Task statement: Look through the records below, and copy out every line that holds the string "with".
BEGIN Data for the task
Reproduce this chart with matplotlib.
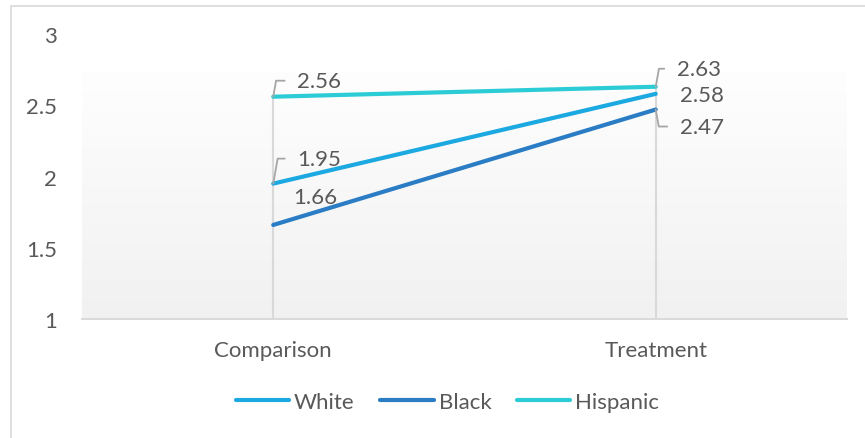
import numpy as np
import matplotlib
matplotlib.use("Agg")
import matplotlib.pyplot as plt
from matplotlib.patches import Rectangle

# data
categories = ["Comparison", "Treatment"]
white = [1.95, 2.58]
black = [1.66, 2.47]
hispanic = [2.56, 2.63]
series_names = ["White", "Black", "Hispanic"]
yticks = [1, 1.5, 2, 2.5, 3]
ytick_labels = ["1", "1.5", "2", "2.5", "3"]

colors = {"White": "#1CA9E1", "Black": "#2A7DC5", "Hispanic": "#2CCCD7"}
txt = "#595959"
grid = "#d9d9d9"

plt.rcParams['font.family'] = ['Lato', 'DejaVu Sans']
fs = 16

W, H = 865, 439
fig = plt.figure(figsize=(W / 100, H / 100), dpi=100)
fig.patches.append(Rectangle((11 / W, -0.1), 1.2, 1 - 7 / H + 0.1, transform=fig.transFigure,
                             fill=False, edgecolor=grid, lw=1.2))

ax = fig.add_axes([82 / W, 1 - 320 / H, (847 - 82) / W, (320 - 35) / H])
ax.set_xlim(-0.5, 1.5)
ax.set_ylim(1, 3)
ax.patch.set_alpha(0)

# gradient fill of the plot area
grad = np.linspace(0, 1, 100).reshape(-1, 1)
cmap = matplotlib.colors.LinearSegmentedColormap.from_list("g", ["#f1f1f1", "#fefefe"])
ax.imshow(grad, extent=[-0.5, 1.5, 1, 2.74], aspect='auto', cmap=cmap, origin='lower', zorder=0)

x = np.arange(len(categories))
tops = np.max([white, black, hispanic], axis=0)
ax.vlines(x, 1, tops, color=grid, lw=1.5, zorder=1)

data = {"White": white, "Black": black, "Hispanic": hispanic}
handles = []
for name in series_names:
    h, = ax.plot(x, data[name], color=colors[name], lw=3.0, solid_capstyle='round', zorder=3, label=name)
    handles.append(h)

# data labels: (series, index, offset px, leader)
labels = [
    ("Hispanic", 0, (24, 16), True),
    ("White", 0, (24, 25), True),
    ("Black", 0, (20, 28), False),
    ("Hispanic", 1, (21, 18), True),
    ("White", 1, (24, -1), False),
    ("Black", 1, (24, -17), True),
]
pt = 72 / 100
for name, i, (dx, dy), leader in labels:
    v = data[name][i]
    kw = {}
    if leader:
        ang = 80 if dy > 0 else -80
        kw = dict(arrowprops=dict(arrowstyle='-', color="#a6a6a6", lw=1.3, shrinkA=7, shrinkB=0,
                                  relpos=(0, 0.5),
                                  connectionstyle="angle,angleA=0,angleB=%d,rad=0" % ang))
    ax.annotate("%.2f" % v, (x[i], v), xytext=(dx * pt, dy * pt), textcoords='offset points',
                ha='left', va='center', fontsize=fs, color=txt, zorder=4, **kw)

for s in ["top", "right", "left"]:
    ax.spines[s].set_visible(False)
ax.spines["bottom"].set_color(grid)
ax.spines["bottom"].set_linewidth(1.4)
ax.set_xticks(x)
ax.set_xticklabels(categories)
ax.set_yticks(yticks)
ax.set_yticklabels(ytick_labels)
ax.tick_params(axis='both', length=0, labelsize=fs, labelcolor=txt)
ax.tick_params(axis='y', pad=18)
ax.tick_params(axis='x', pad=15)

fig.legend(handles=handles, loc='center', bbox_to_anchor=(447.5 / W, 1 - 403 / H), ncol=3,
           frameon=False, fontsize=fs, labelcolor=txt, handlelength=2.4, handletextpad=0.22,
           columnspacing=1.15)

fig.savefig("out.png", dpi=100)
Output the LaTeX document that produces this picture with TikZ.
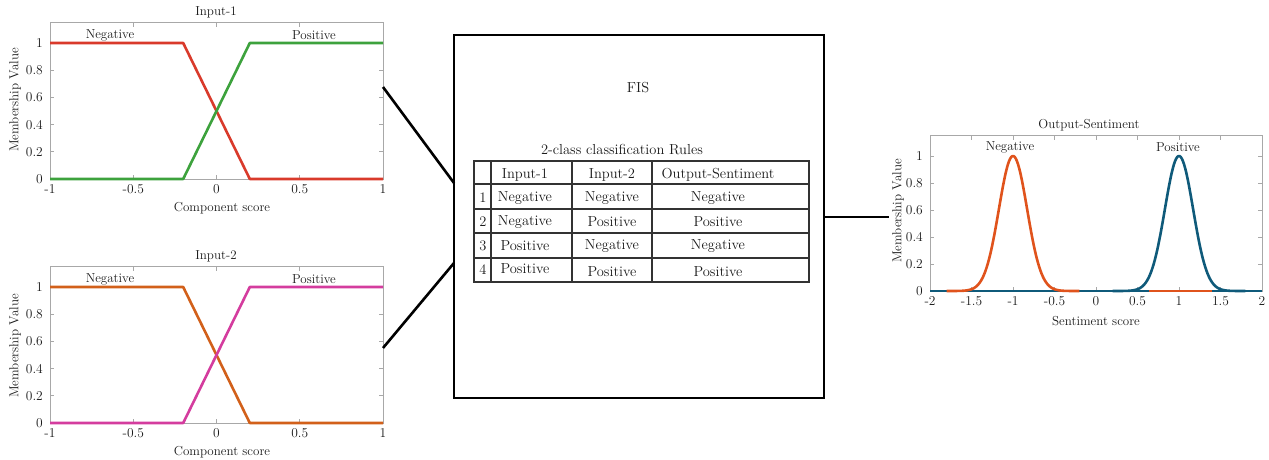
\documentclass[tikz,border=0pt]{standalone}
\definecolor{txt}{HTML}{1A1A1A}
\definecolor{framegray}{HTML}{A8A8A8}
\definecolor{negred}{HTML}{D93A2B}
\definecolor{posgreen}{HTML}{3DA23D}
\definecolor{negbrown}{HTML}{D2601A}
\definecolor{posmag}{HTML}{D43C9E}
\definecolor{outneg}{HTML}{E0531C}
\definecolor{outpos}{HTML}{0F5A7A}
\definecolor{gridc}{HTML}{333333}
\tikzset{
  plotfont/.style={font=\fontsize{13}{15}\selectfont, text=txt, inner sep=1pt},
  tickfont/.style={font=\fontsize{13.5}{15}\selectfont, text=txt, inner sep=1pt},
  tabfont/.style={font=\fontsize{14.5}{16}\selectfont, text=txt, inner sep=1pt},
  axframe/.style={draw=framegray, line width=0.8pt},
  tickmark/.style={draw=framegray, line width=0.8pt},
  mfline/.style={line width=2.6pt, line join=round},
  link/.style={draw=black, line width=2.6pt},
  tabline/.style={draw=gridc, line width=1.6pt},
}
% frame, ticks and tick labels of a membership plot (data coordinates)
\newcommand\mfaxes[3]{% #1 xmin, #2 xmax, #3 x tick list
  \draw[axframe] (#1,0) rectangle (#2,1.15);
  \foreach \t in {#3} {
    \draw[tickmark] (\t,0) -- ++(0,4pt) (\t,1.15) -- ++(0,-4pt);
    \node[tickfont, anchor=north] at ([yshift=-4pt]\t,0) {\t};
  }
  \foreach \v/\l in {0/0,0.2/0.2,0.4/0.4,0.6/0.6,0.8/0.8,1/1} {
    \draw[tickmark] (#1,\v) -- ++(4pt,0) (#2,\v) -- ++(-4pt,0);
    \node[tickfont, anchor=east] at ([xshift=-6pt]#1,\v) {\l};
  }
}
\begin{document}
\begin{tikzpicture}[x=1pt, y=-1pt]
\useasboundingbox (0,0) rectangle (1269,460);

% ---------- Input-1 ----------
\begin{scope}[shift={(216.5,179)}, x=166.5pt, y=136pt]
  \mfaxes{-1}{1}{-1,-0.5,0,0.5,1}
  \draw[mfline, negred] (-1,1) -- (-0.2,1) -- (0.2,0) -- (1,0);
  \draw[mfline, posgreen] (-1,0) -- (-0.2,0) -- (0.2,1) -- (1,1);
\end{scope}
\node[plotfont] (t1) at (216,12) {Input-1};
\node[plotfont] (x1) at (222,208) {Component score};
\node[plotfont, rotate=90] (y1) at (15,100) {Membership Value};
\node[plotfont] (n1) at (110,35) {Negative};
\node[plotfont] (p1) at (314,35) {Positive};
\coordinate (out1) at (383,87);

% ---------- Input-2 ----------
\begin{scope}[shift={(216.5,423)}, x=166.5pt, y=136pt]
  \mfaxes{-1}{1}{-1,-0.5,0,0.5,1}
  \draw[mfline, negbrown] (-1,1) -- (-0.2,1) -- (0.2,0) -- (1,0);
  \draw[mfline, posmag] (-1,0) -- (-0.2,0) -- (0.2,1) -- (1,1);
\end{scope}
\node[plotfont] (t2) at (216,256) {Input-2};
\node[plotfont] (x2) at (222,452) {Component score};
\node[plotfont, rotate=90] (y2) at (15,346) {Membership Value};
\node[plotfont] (n2) at (110,279) {Negative};
\node[plotfont] (p2) at (314,279) {Positive};
\coordinate (out2) at (383,348);

% ---------- FIS block ----------
\node[draw=black, line width=2.6pt, minimum width=370pt, minimum height=363pt,
      inner sep=0pt] (fis) at (639,216.5) {};
\node[tabfont] (fislabel) at (638,88) {FIS};
\node[tabfont] (rulestitle) at (622,150) {2-class classification Rules};
\coordinate (in1) at (454,183);
\coordinate (in2) at (454,263);
\coordinate (fisout) at (824,217);

% rule table grid
\draw[tabline] (474,161) rectangle (809,282);
\foreach \yy in {184,209,233,258} \draw[tabline] (474,\yy) -- (809,\yy);
\foreach \xx in {491,572,652} \draw[tabline] (\xx,161) -- (\xx,282);

% rule table entries
\node[tabfont] (h1) at (525,175) {Input-1};
\node[tabfont] (h2) at (612,175) {Input-2};
\node[tabfont] (h3) at (718,175) {Output-Sentiment};
\node[tabfont] (r1) at (483,198) {1};
\node[tabfont] (r2) at (483,222) {2};
\node[tabfont] (r3) at (483,246) {3};
\node[tabfont] (r4) at (483,270) {4};
\node[tabfont] (a1) at (525,198) {Negative};
\node[tabfont] (b1) at (612,198) {Negative};
\node[tabfont] (c1) at (718,198) {Negative};
\node[tabfont] (a2) at (525,222) {Negative};
\node[tabfont] (b2) at (612,222) {Positive};
\node[tabfont] (c2) at (718,222) {Positive};
\node[tabfont] (a3) at (525,246) {Positive};
\node[tabfont] (b3) at (612,246) {Negative};
\node[tabfont] (c3) at (718,246) {Negative};
\node[tabfont] (a4) at (525,269) {Positive};
\node[tabfont] (b4) at (612,272) {Positive};
\node[tabfont] (c4) at (718,272) {Positive};

% ---------- Output-Sentiment ----------
\begin{scope}[shift={(1096,291)}, x=83pt, y=135pt]
  \mfaxes{-2}{2}{-2,-1.5,-1,-0.5,0,0.5,1,1.5,2}
  \draw[mfline, outneg] (-2,0) -- (2,0);
  \draw[mfline, outpos] (-2,0) -- (2,0);
  \draw[mfline, outneg] plot[domain=-1.8:-0.2, samples=120, smooth]
      (\x, {exp(-((\x+1)^2)/(2*0.17*0.17))});
  \draw[mfline, outpos] plot[domain=0.2:1.8, samples=120, smooth]
      (\x, {exp(-((\x-1)^2)/(2*0.17*0.17))});
  \draw[mfline, outneg] (0.64,0) -- (1.4,0);
\end{scope}
\node[plotfont] (t3) at (1089,125) {Output-Sentiment};
\node[plotfont] (x3) at (1096,321) {Sentiment score};
\node[plotfont, rotate=90] (y3) at (898,211) {Membership Value};
\node[plotfont] (n3) at (1010,147) {Negative};
\node[plotfont] (p3) at (1178,147) {Positive};
\coordinate (in3) at (889,217);

% ---------- connectors ----------
\draw[link] (out1) -- (in1);
\draw[link] (out2) -- (in2);
\draw[link] (fisout) -- (in3);
\end{tikzpicture}
\end{document}
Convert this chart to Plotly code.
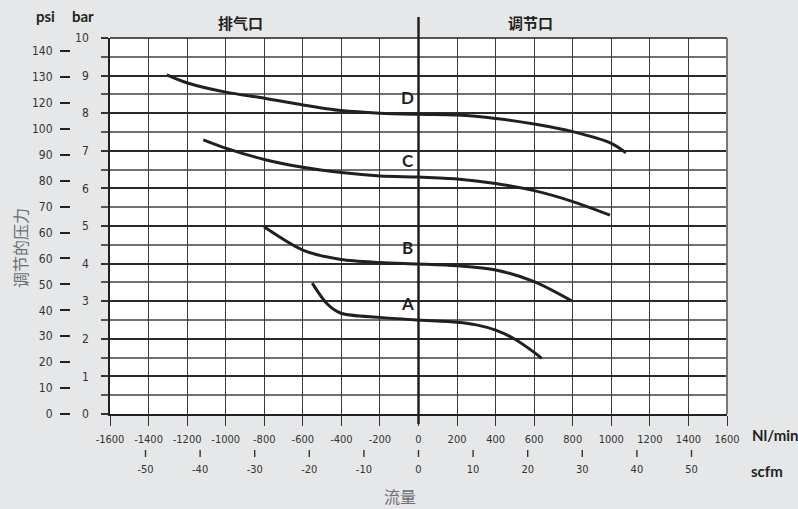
END Data for the task
Exercise response:
Reproduce this chart with matplotlib.
Output the LaTeX document that produces this picture with TikZ.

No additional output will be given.